:: Exercise details ::
Without the images, write out the whole listing exactly.

:: Dataset section ::
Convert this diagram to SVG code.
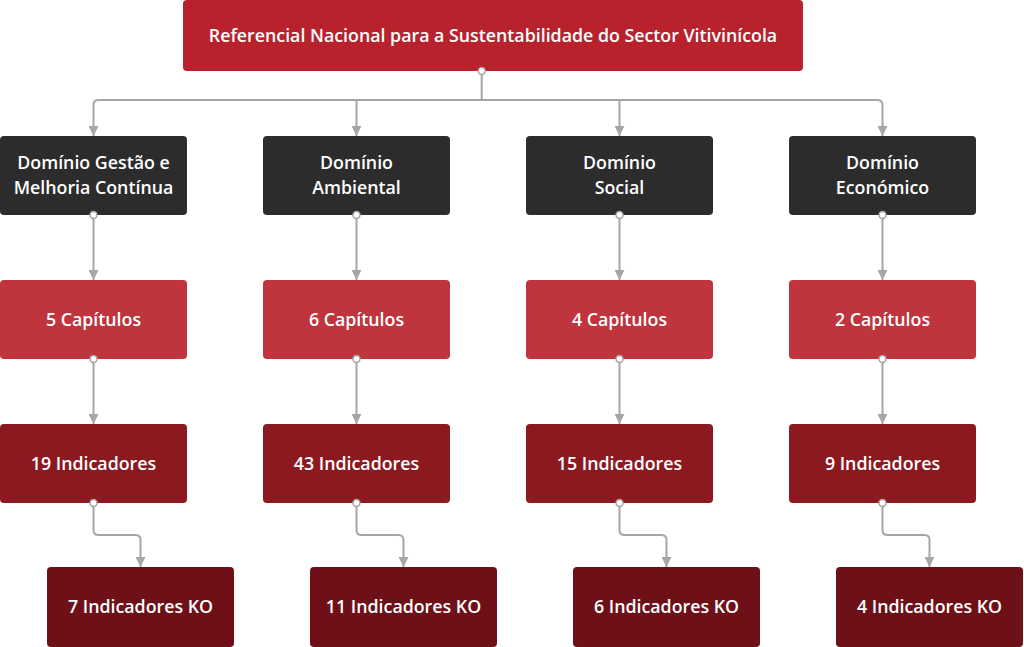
<svg xmlns="http://www.w3.org/2000/svg" width="1024" height="647" viewBox="0 0 1024 647">
<defs>
<marker id="arr" viewBox="0 0 10 10" refX="10" refY="5" markerWidth="10" markerHeight="10" markerUnits="userSpaceOnUse" orient="auto">
<path d="M0,0 L10,5 L0,10 Z" fill="#A6A6A6"/>
</marker>
<style>
.c{fill:none;stroke:#A6A6A6;stroke-width:2;marker-end:url(#arr)}
.o{fill:#fff;stroke:#A6A6A6;stroke-width:1.5}
.t{font-family:"Open Sans","Noto Sans",sans-serif;font-weight:600;font-size:17.8px;fill:#fff;text-anchor:middle;dominant-baseline:central}
.top{fill:#B9222C}
.d{fill:#2C2C2C}
.r2{fill:#C0343D}
.r3{fill:#8C1820}
.r4{fill:#6E1017}
</style>
</defs>
<g id="connectors">
<path class="c" d="M481.7,71 V100 H98 Q93.5,100 93.5,105 V136"/>
<path class="c" d="M356.5,100 V136"/>
<path class="c" d="M619.5,100 V136"/>
<path class="c" d="M481.7,100 H877.5 Q882.5,100 882.5,105 V136"/>
<path class="c" d="M93.5,215 V280"/>
<path class="c" d="M356.5,215 V280"/>
<path class="c" d="M619.5,215 V280"/>
<path class="c" d="M882.5,215 V280"/>
<path class="c" d="M93.5,359 V424"/>
<path class="c" d="M356.5,359 V424"/>
<path class="c" d="M619.5,359 V424"/>
<path class="c" d="M882.5,359 V424"/>
<path class="c" d="M93.5,503 V530 Q93.5,535 98.5,535 H135.5 Q140.5,535 140.5,540 V567"/>
<path class="c" d="M356.5,503 V530 Q356.5,535 361.5,535 H398.5 Q403.5,535 403.5,540 V567"/>
<path class="c" d="M619.5,503 V530 Q619.5,535 624.5,535 H661.5 Q666.5,535 666.5,540 V567"/>
<path class="c" d="M882.5,503 V530 Q882.5,535 887.5,535 H924.5 Q929.5,535 929.5,540 V567"/>
</g>
<g id="root"><rect class="top" x="183" y="0" width="620" height="71" rx="4"/><text class="t" x="493" y="34.5">Referencial Nacional para a Sustentabilidade do Sector Vitivinícola</text></g>
<g id="d1"><rect class="d" x="0" y="136" width="187" height="79" rx="4"/><text class="t" x="93.5" y="162">Domínio Gestão e</text><text class="t" x="93.5" y="186.5">Melhoria Contínua</text></g>
<g id="d2"><rect class="d" x="263" y="136" width="187" height="79" rx="4"/><text class="t" x="356.5" y="162">Domínio</text><text class="t" x="356.5" y="186.5">Ambiental</text></g>
<g id="d3"><rect class="d" x="526" y="136" width="187" height="79" rx="4"/><text class="t" x="619.5" y="162">Domínio</text><text class="t" x="619.5" y="186.5">Social</text></g>
<g id="d4"><rect class="d" x="789" y="136" width="187" height="79" rx="4"/><text class="t" x="882.5" y="162">Domínio</text><text class="t" x="882.5" y="186.5">Económico</text></g>
<g id="c1"><rect class="r2" x="0" y="280" width="187" height="79" rx="4"/><text class="t" x="93.5" y="318.5">5 Capítulos</text></g>
<g id="c2"><rect class="r2" x="263" y="280" width="187" height="79" rx="4"/><text class="t" x="356.5" y="318.5">6 Capítulos</text></g>
<g id="c3"><rect class="r2" x="526" y="280" width="187" height="79" rx="4"/><text class="t" x="619.5" y="318.5">4 Capítulos</text></g>
<g id="c4"><rect class="r2" x="789" y="280" width="187" height="79" rx="4"/><text class="t" x="882.5" y="318.5">2 Capítulos</text></g>
<g id="i1"><rect class="r3" x="0" y="424" width="187" height="79" rx="4"/><text class="t" x="93.5" y="462.5">19 Indicadores</text></g>
<g id="i2"><rect class="r3" x="263" y="424" width="187" height="79" rx="4"/><text class="t" x="356.5" y="462.5">43 Indicadores</text></g>
<g id="i3"><rect class="r3" x="526" y="424" width="187" height="79" rx="4"/><text class="t" x="619.5" y="462.5">15 Indicadores</text></g>
<g id="i4"><rect class="r3" x="789" y="424" width="187" height="79" rx="4"/><text class="t" x="882.5" y="462.5">9 Indicadores</text></g>
<g id="k1"><rect class="r4" x="47" y="567" width="187" height="80" rx="4"/><text class="t" x="140.5" y="606">7 Indicadores KO</text></g>
<g id="k2"><rect class="r4" x="310" y="567" width="187" height="80" rx="4"/><text class="t" x="403.5" y="606">11 Indicadores KO</text></g>
<g id="k3"><rect class="r4" x="573" y="567" width="187" height="80" rx="4"/><text class="t" x="666.5" y="606">6 Indicadores KO</text></g>
<g id="k4"><rect class="r4" x="836" y="567" width="187" height="80" rx="4"/><text class="t" x="929.5" y="606">4 Indicadores KO</text></g>
<g id="ports">
<circle class="o" cx="481.7" cy="71" r="3.5"/>
<circle class="o" cx="93.5" cy="215" r="3.5"/>
<circle class="o" cx="356.5" cy="215" r="3.5"/>
<circle class="o" cx="619.5" cy="215" r="3.5"/>
<circle class="o" cx="882.5" cy="215" r="3.5"/>
<circle class="o" cx="93.5" cy="359" r="3.5"/>
<circle class="o" cx="356.5" cy="359" r="3.5"/>
<circle class="o" cx="619.5" cy="359" r="3.5"/>
<circle class="o" cx="882.5" cy="359" r="3.5"/>
<circle class="o" cx="93.5" cy="503" r="3.5"/>
<circle class="o" cx="356.5" cy="503" r="3.5"/>
<circle class="o" cx="619.5" cy="503" r="3.5"/>
<circle class="o" cx="882.5" cy="503" r="3.5"/>
</g>
</svg>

:: Exercise output ::
Convert this diagram to SVG code.
<svg xmlns="http://www.w3.org/2000/svg" width="1024" height="647" viewBox="0 0 1024 647">
<defs>
<marker id="arr" viewBox="0 0 10 10" refX="10" refY="5" markerWidth="10" markerHeight="10" markerUnits="userSpaceOnUse" orient="auto">
<path d="M0,0 L10,5 L0,10 Z" fill="#A6A6A6"/>
</marker>
<style>
.c{fill:none;stroke:#A6A6A6;stroke-width:2;marker-end:url(#arr)}
.o{fill:#fff;stroke:#A6A6A6;stroke-width:1.5}
.t{font-family:"Open Sans","Noto Sans",sans-serif;font-weight:600;font-size:17.8px;fill:#fff;text-anchor:middle;dominant-baseline:central}
.top{fill:#B9222C}
.d{fill:#2C2C2C}
.r2{fill:#C0343D}
.r3{fill:#8C1820}
.r4{fill:#6E1017}
</style>
</defs>
<g id="connectors">
<path class="c" d="M481.7,71 V100 H98 Q93.5,100 93.5,105 V136"/>
<path class="c" d="M356.5,100 V136"/>
<path class="c" d="M619.5,100 V136"/>
<path class="c" d="M481.7,100 H877.5 Q882.5,100 882.5,105 V136"/>
<path class="c" d="M93.5,215 V280"/>
<path class="c" d="M356.5,215 V280"/>
<path class="c" d="M619.5,215 V280"/>
<path class="c" d="M882.5,215 V280"/>
<path class="c" d="M93.5,359 V424"/>
<path class="c" d="M356.5,359 V424"/>
<path class="c" d="M619.5,359 V424"/>
<path class="c" d="M882.5,359 V424"/>
<path class="c" d="M93.5,503 V530 Q93.5,535 98.5,535 H135.5 Q140.5,535 140.5,540 V567"/>
<path class="c" d="M356.5,503 V530 Q356.5,535 361.5,535 H398.5 Q403.5,535 403.5,540 V567"/>
<path class="c" d="M619.5,503 V530 Q619.5,535 624.5,535 H661.5 Q666.5,535 666.5,540 V567"/>
<path class="c" d="M882.5,503 V530 Q882.5,535 887.5,535 H924.5 Q929.5,535 929.5,540 V567"/>
</g>
<g id="root"><rect class="top" x="183" y="0" width="620" height="71" rx="4"/><text class="t" x="493" y="34.5">Referencial Nacional para a Sustentabilidade do Sector Vitivinícola</text></g>
<g id="d1"><rect class="d" x="0" y="136" width="187" height="79" rx="4"/><text class="t" x="93.5" y="162">Domínio Gestão e</text><text class="t" x="93.5" y="186.5">Melhoria Contínua</text></g>
<g id="d2"><rect class="d" x="263" y="136" width="187" height="79" rx="4"/><text class="t" x="356.5" y="162">Domínio</text><text class="t" x="356.5" y="186.5">Ambiental</text></g>
<g id="d3"><rect class="d" x="526" y="136" width="187" height="79" rx="4"/><text class="t" x="619.5" y="162">Domínio</text><text class="t" x="619.5" y="186.5">Social</text></g>
<g id="d4"><rect class="d" x="789" y="136" width="187" height="79" rx="4"/><text class="t" x="882.5" y="162">Domínio</text><text class="t" x="882.5" y="186.5">Económico</text></g>
<g id="c1"><rect class="r2" x="0" y="280" width="187" height="79" rx="4"/><text class="t" x="93.5" y="318.5">5 Capítulos</text></g>
<g id="c2"><rect class="r2" x="263" y="280" width="187" height="79" rx="4"/><text class="t" x="356.5" y="318.5">6 Capítulos</text></g>
<g id="c3"><rect class="r2" x="526" y="280" width="187" height="79" rx="4"/><text class="t" x="619.5" y="318.5">4 Capítulos</text></g>
<g id="c4"><rect class="r2" x="789" y="280" width="187" height="79" rx="4"/><text class="t" x="882.5" y="318.5">2 Capítulos</text></g>
<g id="i1"><rect class="r3" x="0" y="424" width="187" height="79" rx="4"/><text class="t" x="93.5" y="462.5">19 Indicadores</text></g>
<g id="i2"><rect class="r3" x="263" y="424" width="187" height="79" rx="4"/><text class="t" x="356.5" y="462.5">43 Indicadores</text></g>
<g id="i3"><rect class="r3" x="526" y="424" width="187" height="79" rx="4"/><text class="t" x="619.5" y="462.5">15 Indicadores</text></g>
<g id="i4"><rect class="r3" x="789" y="424" width="187" height="79" rx="4"/><text class="t" x="882.5" y="462.5">9 Indicadores</text></g>
<g id="k1"><rect class="r4" x="47" y="567" width="187" height="80" rx="4"/><text class="t" x="140.5" y="606">7 Indicadores KO</text></g>
<g id="k2"><rect class="r4" x="310" y="567" width="187" height="80" rx="4"/><text class="t" x="403.5" y="606">11 Indicadores KO</text></g>
<g id="k3"><rect class="r4" x="573" y="567" width="187" height="80" rx="4"/><text class="t" x="666.5" y="606">6 Indicadores KO</text></g>
<g id="k4"><rect class="r4" x="836" y="567" width="187" height="80" rx="4"/><text class="t" x="929.5" y="606">4 Indicadores KO</text></g>
<g id="ports">
<circle class="o" cx="481.7" cy="71" r="3.5"/>
<circle class="o" cx="93.5" cy="215" r="3.5"/>
<circle class="o" cx="356.5" cy="215" r="3.5"/>
<circle class="o" cx="619.5" cy="215" r="3.5"/>
<circle class="o" cx="882.5" cy="215" r="3.5"/>
<circle class="o" cx="93.5" cy="359" r="3.5"/>
<circle class="o" cx="356.5" cy="359" r="3.5"/>
<circle class="o" cx="619.5" cy="359" r="3.5"/>
<circle class="o" cx="882.5" cy="359" r="3.5"/>
<circle class="o" cx="93.5" cy="503" r="3.5"/>
<circle class="o" cx="356.5" cy="503" r="3.5"/>
<circle class="o" cx="619.5" cy="503" r="3.5"/>
<circle class="o" cx="882.5" cy="503" r="3.5"/>
</g>
</svg>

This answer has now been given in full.